--- Start Provided data ---
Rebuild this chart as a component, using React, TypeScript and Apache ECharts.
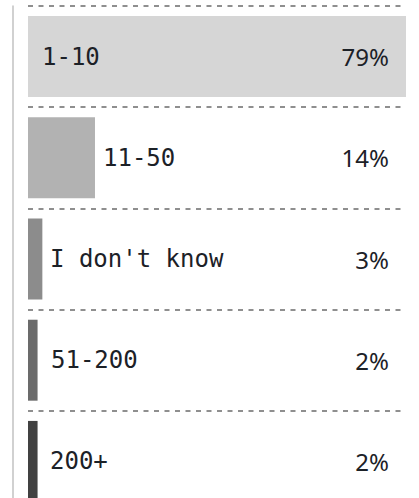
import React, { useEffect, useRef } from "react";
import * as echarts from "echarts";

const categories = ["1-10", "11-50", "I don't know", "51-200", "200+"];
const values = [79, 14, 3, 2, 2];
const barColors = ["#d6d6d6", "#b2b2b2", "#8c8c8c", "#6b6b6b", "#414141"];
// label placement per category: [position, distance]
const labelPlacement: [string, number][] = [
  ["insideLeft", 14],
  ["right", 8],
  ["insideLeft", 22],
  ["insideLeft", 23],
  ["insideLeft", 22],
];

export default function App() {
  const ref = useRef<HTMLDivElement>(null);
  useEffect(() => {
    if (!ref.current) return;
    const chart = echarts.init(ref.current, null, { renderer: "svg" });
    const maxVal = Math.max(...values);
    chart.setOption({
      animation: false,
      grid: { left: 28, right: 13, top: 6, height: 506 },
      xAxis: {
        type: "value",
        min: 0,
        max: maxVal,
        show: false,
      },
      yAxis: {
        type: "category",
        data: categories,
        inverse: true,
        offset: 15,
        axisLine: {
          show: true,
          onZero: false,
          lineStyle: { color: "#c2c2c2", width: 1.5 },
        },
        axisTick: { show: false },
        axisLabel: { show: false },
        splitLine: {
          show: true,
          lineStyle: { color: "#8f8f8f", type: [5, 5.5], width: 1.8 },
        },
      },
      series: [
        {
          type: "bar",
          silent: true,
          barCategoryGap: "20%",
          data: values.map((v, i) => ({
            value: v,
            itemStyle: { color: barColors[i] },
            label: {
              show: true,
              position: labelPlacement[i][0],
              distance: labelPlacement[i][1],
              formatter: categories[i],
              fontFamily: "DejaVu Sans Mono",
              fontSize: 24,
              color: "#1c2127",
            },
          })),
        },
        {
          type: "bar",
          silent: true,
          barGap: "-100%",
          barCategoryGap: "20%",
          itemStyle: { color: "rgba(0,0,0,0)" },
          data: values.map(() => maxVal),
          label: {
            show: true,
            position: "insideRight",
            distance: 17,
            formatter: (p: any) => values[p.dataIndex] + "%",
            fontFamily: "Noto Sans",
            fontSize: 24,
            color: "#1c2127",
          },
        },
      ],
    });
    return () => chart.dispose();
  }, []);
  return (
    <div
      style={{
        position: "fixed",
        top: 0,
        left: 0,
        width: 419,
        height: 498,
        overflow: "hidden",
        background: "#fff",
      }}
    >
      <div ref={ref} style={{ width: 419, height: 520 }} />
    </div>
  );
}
--- End Provided data ---
Your task:
Find how many of the lines above have the word "React" in them. State only that number.

Problem solution:
2